This makes me sad. But it does suggest another hot-button issue ripe for another position paper from the Association of Art Museum Directors: What constitutes appropriate expenditures for travel, entertainment and other activities of museum officials, and what kinds of reporting and oversight should be instituted?
I think W. Richard West Jr. did a fine job realizing the Smithsonian Institution’s dreams for a National Museum of the American Indian on the Washington Mall. (I reviewed the opening for the Wall Street Journal here.)
But a 2,600-word exposé of West’s travel and entertainment habits in today’s Washington Post indicates that the museum’s recently retired director measured his nonprofit compensation against his former expectations as a private-practice attorney. His peregrinations reportedly exceeded those of the high-flying former head of the Smithsonian, Lawrence Small.

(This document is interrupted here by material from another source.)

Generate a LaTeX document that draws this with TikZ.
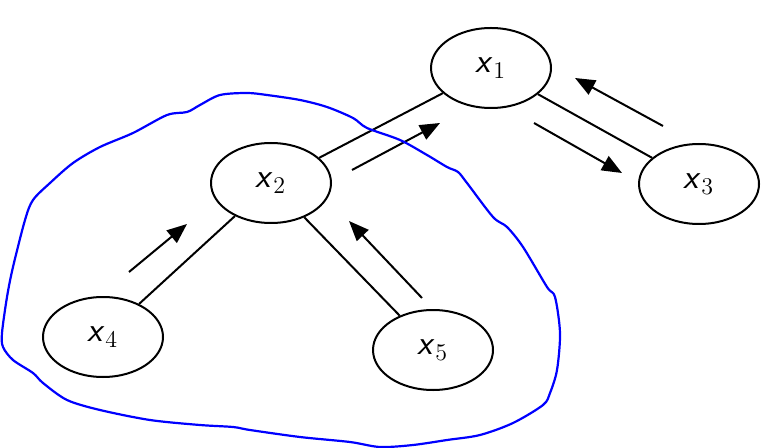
\documentclass[tikz,border=0pt]{standalone}
\usetikzlibrary{shapes.geometric,arrows.meta}
\begin{document}
\begin{tikzpicture}[x=0.5pt,y=-0.5pt,
  var/.style={ellipse,draw,line width=1pt,minimum width=60pt,minimum height=40pt,inner sep=0pt,font=\LARGE},
  edge/.style={line width=1pt},
  flow/.style={line width=1pt,-{Triangle[length=10pt,width=8pt]}},
  hull/.style={draw=blue,line width=1.1pt}]
\useasboundingbox (0,0) rectangle (779,448);
\node[var] (x1) at (491,68) {$\textsf{\textsl{x}}_1$};
\node[var] (x2) at (271,183) {$\textsf{\textsl{x}}_2$};
\node[var] (x3) at (699,184) {$\textsf{\textsl{x}}_3$};
\node[var] (x4) at (103,337) {$\textsf{\textsl{x}}_4$};
\node[var] (x5) at (433,350) {$\textsf{\textsl{x}}_5$};
\draw[edge] (x2) -- (x1);
\draw[edge] (x1) -- (x3);
\draw[edge] (x2) -- (x4);
\draw[edge] (x2) -- (x5);
\coordinate (a21s) at (352,170); \coordinate (a21t) at (440,123);
\coordinate (a31s) at (663,126); \coordinate (a31t) at (575,78);
\coordinate (a13s) at (534,123); \coordinate (a13t) at (622,173);
\coordinate (a42s) at (129,272); \coordinate (a42t) at (187,224);
\coordinate (a52s) at (422,298); \coordinate (a52t) at (349,221);
\draw[flow] (a21s) -- (a21t);
\draw[flow] (a31s) -- (a31t);
\draw[flow] (a13s) -- (a13t);
\draw[flow] (a42s) -- (a42t);
\draw[flow] (a52s) -- (a52t);
\draw[hull] plot[smooth cycle,tension=0.5] coordinates {
 (247,93) (267,95) (300,100) (327,107) (353,118) (367,128) (400,140) (427,155)
 (447,167) (458,172) (467,183) (493,217) (507,227) (523,247) (547,287) (555,297)
 (560,333) (557,370) (550,393) (543,405) (513,423) (480,435) (447,440) (413,445)
 (380,447) (350,442) (300,437) (250,430) (233,427) (200,425) (150,420) (100,410)
 (67,400) (43,383) (33,373) (13,360) (3,347) (2,333) (7,297) (13,267) (25,220)
 (33,200) (50,183) (73,163) (100,147) (133,133) (167,115) (187,112) (200,105)
 (220,95)};
\end{tikzpicture}
\end{document}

West told the Post: “I am grateful for at least the past year to have been the highest-paid director of a museum in the Smithsonian. Even at that status I have yet to earn even two-thirds of what I earned as a private attorney in my last year.”
The Post noted that “West’s spending continued even after Congress this year stepped up oversight of the Smithsonian” but he and his staff “became increasingly wary about how his spending would be perceived if it was made public.”
Now it has been.
It’s not clear from the story how reporters James Grimaldi and Jacqueline Trescott obtained their exhaustively detailed information about such delightful interludes as “a 23-day trip costing more than $18,000 [that] began in February and stretched into March and included stops in the American Southwest, Australia, New Zealand and Paris” and “a $286 meal with filmmaker and photographer Gwendolen Cates during which most of the tab went for alcoholic beverages, including a $75 bottle of Italian wine, a 1997 Barbaresco.”
Could it be that a certain Senator’s office was a helpful source for this story?